[Aim] Return the lines that follow, exactly as they appear, from the first through the one containing "['Вашингтон', 'Нью-Йорк', 'Лас-Вегас', 'Лондон', 'Джакарта'];"; no pictures are to be included.

[Supplied data]
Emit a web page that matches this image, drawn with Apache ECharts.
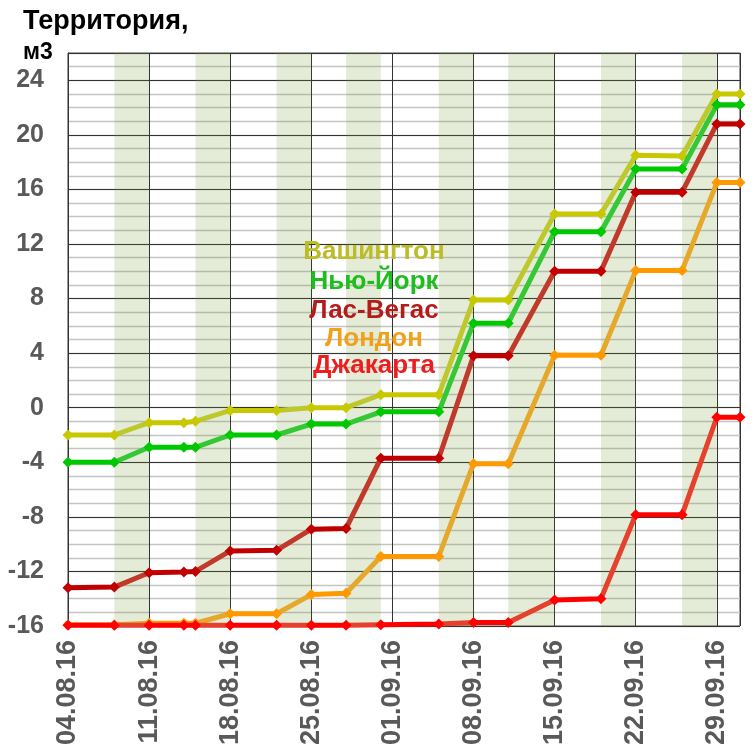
<!DOCTYPE html>
<html>
<head>
<meta charset="utf-8">
<script src="https://cdn.jsdelivr.net/npm/echarts@6/dist/echarts.min.js"></script>
<style>
  html, body { margin: 0; padding: 0; background: #fff; }
  #chart { width: 755px; height: 755px; }
</style>
</head>
<body>
<div id="chart"></div>
<script>
// measurement dates
const dates = ['04.08.16', '08.08.16', '11.08.16', '14.08.16', '15.08.16', '18.08.16', '22.08.16',
  '25.08.16', '28.08.16', '31.08.16', '05.09.16', '08.09.16', '11.09.16', '15.09.16', '19.09.16',
  '22.09.16', '26.09.16', '29.09.16', '01.10.16'];

const names = ['Вашингтон', 'Нью-Йорк', 'Лас-Вегас', 'Лондон', 'Джакарта'];

const washington = [-2, -2, -1.1, -1.1, -1.0, -0.2, -0.2, 0, 0, 0.95, 0.95, 7.9, 7.9, 14.2, 14.2, 18.5, 18.45, 23.0, 23.0];
const newYork = [-4, -4, -2.9, -2.9, -2.9, -2.0, -2.0, -1.2, -1.2, -0.3, -0.3, 6.2, 6.2, 12.9, 12.9, 17.5, 17.5, 22.2, 22.2];
const lasVegas = [-13.2, -13.15, -12.1, -12.05, -12.0, -10.5, -10.45, -8.9, -8.85, -3.7, -3.7, 3.8, 3.8, 10.0, 10.0, 15.8, 15.8, 20.8, 20.8];
const london = [-15.9, -15.9, -15.8, -15.8, -15.8, -15.1, -15.1, -13.7, -13.6, -10.9, -10.9, -4.1, -4.1, 3.85, 3.85, 10.05, 10.05, 16.5, 16.5];
const jakarta = [-15.95, -15.95, -15.95, -15.95, -15.95, -15.95, -15.95, -15.95, -15.95, -15.9, -15.85, -15.75, -15.75, -14.1, -14.0, -7.85, -7.85, -0.7, -0.7];

// shaded periods
const bands = [['08.08.16', '11.08.16'], ['15.08.16', '18.08.16'], ['22.08.16', '25.08.16'],
  ['28.08.16', '31.08.16'], ['05.09.16', '08.09.16'], ['11.09.16', '15.09.16'],
  ['19.09.16', '22.09.16'], ['26.09.16', '29.09.16']];

const yTicks = [-16, -12, -8, -4, 0, 4, 8, 12, 16, 20, 24];

const flatColors = ['#c8c800', '#00c800', '#c00000', '#ff9900', '#ff0000'];
const riseColors = ['#bec82c', '#34c834', '#c0392b', '#e6a82a', '#e5412d'];
const textColors = ['#bcbc26', '#1ebe1e', '#b41c1c', '#f2a01a', '#ec1e1e'];

const base = Date.UTC(2016, 7, 4);
function dayOf(s) {
  const p = s.split('.').map(Number);
  return (Date.UTC(2000 + p[2], p[1] - 1, p[0]) - base) / 864e5;
}
function dateLabel(v) {
  const d = new Date(base + v * 864e5);
  const pad = n => (n < 10 ? '0' : '') + n;
  return pad(d.getUTCDate()) + '.' + pad(d.getUTCMonth() + 1) + '.' + String(d.getUTCFullYear()).slice(2);
}

const days = dates.map(dayOf);
const allValues = [washington, newYork, lasVegas, london, jakarta];

const chart = echarts.init(document.getElementById('chart'));
const font = 'Liberation Sans, Arial, sans-serif';

const lineSeries = allValues.map((vals, i) => ({
  name: names[i],
  type: 'line',
  z: 3 + i,
  data: vals.map((v, j) => [days[j], v]),
  symbol: 'diamond',
  symbolSize: 11,
  lineStyle: { width: 5 },
  animation: false
}));

chart.setOption({
  animation: false,
  grid: { left: 68, right: 15, top: 53, bottom: 129, show: true, borderColor: '#333', borderWidth: 1 },
  xAxis: {
    type: 'value', min: 0, max: 58, interval: 7,
    axisLine: { show: true, lineStyle: { color: '#333', width: 1 } },
    axisTick: { show: false },
    splitLine: { show: true, lineStyle: { color: '#333', width: 1 } },
    axisLabel: {
      rotate: 90, margin: 14,
      color: '#595959', fontFamily: font, fontWeight: 'bold', fontSize: 27,
      formatter: v => (v % 7 === 0 ? dateLabel(v) : '')
    }
  },
  yAxis: [{
    type: 'value', min: -16, max: 26, interval: 1, position: 'left',
    axisLine: { show: false }, axisTick: { show: false }, axisLabel: { show: false },
    splitLine: { show: true, lineStyle: { color: '#c4c4c4', width: 1.4 } }
  }, {
    type: 'value', min: -16, max: 26, interval: 4, position: 'left',
    axisLine: { show: true, lineStyle: { color: '#333', width: 1 } },
    axisTick: { show: false },
    splitLine: { show: true, lineStyle: { color: '#333', width: 1 } },
    axisLabel: {
      margin: 24, color: '#595959', fontFamily: font, fontWeight: 'bold', fontSize: 25,
      formatter: v => (yTicks.indexOf(v) >= 0 ? String(v) : '')
    }
  }],
  visualMap: allValues.map((vals, i) => ({
    type: 'piecewise', show: false, seriesIndex: i + 1, dimension: 0,
    pieces: bands.map(b => ({ gt: dayOf(b[0]), lt: dayOf(b[1]), color: riseColors[i] })),
    outOfRange: { color: flatColors[i] }
  })),
  series: [{
    type: 'line', data: [], silent: true,
    markArea: {
      silent: true,
      itemStyle: { color: 'rgba(120,160,60,0.2)' },
      data: bands.map(b => [{ xAxis: dayOf(b[0]) }, { xAxis: dayOf(b[1]) }])
    }
  }].concat(lineSeries),
  graphic: [
    { type: 'text', left: 23, top: 8, style: { text: 'Территория,', fontFamily: font, fontWeight: 'bold', fontSize: 27, fill: '#000' } },
    { type: 'text', left: 23, top: 41, style: { text: 'м3', fontFamily: font, fontWeight: 'bold', fontSize: 23, fill: '#000' } }
  ].concat(names.map((n, i) => ({
    type: 'text', x: 374, y: [252, 282, 311, 339, 366][i], z: 20,
    style: {
      text: n, fontFamily: font, fontWeight: 'bold', fontSize: 26, fill: textColors[i],
      align: 'center', verticalAlign: 'middle'
    }
  })))
});
</script>
</body>
</html>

[Result below]
Emit a web page that matches this image, drawn with Apache ECharts.
<!DOCTYPE html>
<html>
<head>
<meta charset="utf-8">
<script src="https://cdn.jsdelivr.net/npm/echarts@6/dist/echarts.min.js"></script>
<style>
  html, body { margin: 0; padding: 0; background: #fff; }
  #chart { width: 755px; height: 755px; }
</style>
</head>
<body>
<div id="chart"></div>
<script>
// measurement dates
const dates = ['04.08.16', '08.08.16', '11.08.16', '14.08.16', '15.08.16', '18.08.16', '22.08.16',
  '25.08.16', '28.08.16', '31.08.16', '05.09.16', '08.09.16', '11.09.16', '15.09.16', '19.09.16',
  '22.09.16', '26.09.16', '29.09.16', '01.10.16'];

const names = ['Вашингтон', 'Нью-Йорк', 'Лас-Вегас', 'Лондон', 'Джакарта'];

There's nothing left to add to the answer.